About Kurze, he never screams in that book, in fact he taunts them softly through the entire fight while killing them piecemeal, additionally, all the light panels of the complex exploded, not just went out.

As for the invisibility, Corax's invisibility is explained in great detail that he never physically vanishes, he is just invisible to those who are within his conscious range of focus. In other words he is physically visible, he just tricks the minds of those near him viewing him, making them think he isn't there.

Kurze on the other hand, in several books it states "The shadows clung to him, wrapped around his visage, in a most unnatural way, concealing him."

Lorgar also displayed several psyker feats, one being alluded to that his voice, oratory skills were more than just naturally influential, that he was able to influence the minds of others. He also when fighting Corax, shouted to such extent that it blew corax back and knocked him down.


----------



## Nicholas Hadrian (Mar 20, 2011)

Warlock in Training said:


> Which Primarchs have Psy powers and what are they?
> 
> I know Russ is a damn Psyker with a Psychic Shout..... I still think thats Stupid.


Wait... a Norse like fantasy man known for incredible skill and power with a shout that is based in magic/psychic powers?

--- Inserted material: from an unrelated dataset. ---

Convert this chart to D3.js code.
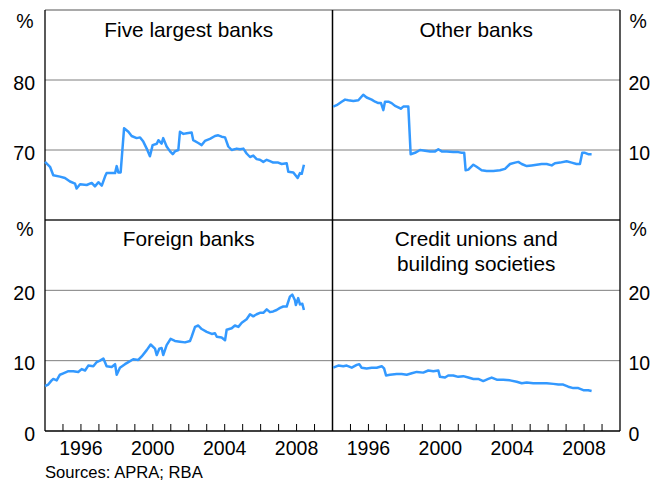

OH MY GOD! LEMAN RUSS IS DOVAHKIIN!

*rocks out the the Skyrim theme*

(Yes, I know, this was completely pointless, but, I just HAD to make this joke. )


----------



## forkmaster (Jan 2, 2010)

I dont remember where I read it but its stated somewhere Vulkan never had any psychic gifts but gained strenght instead. Mortarion despised it, but could be a latent psyker himself. Angron I would imagine the same with. Russ ignored the fact he had them and simply stated "Its the powers of my homeworld!"


----------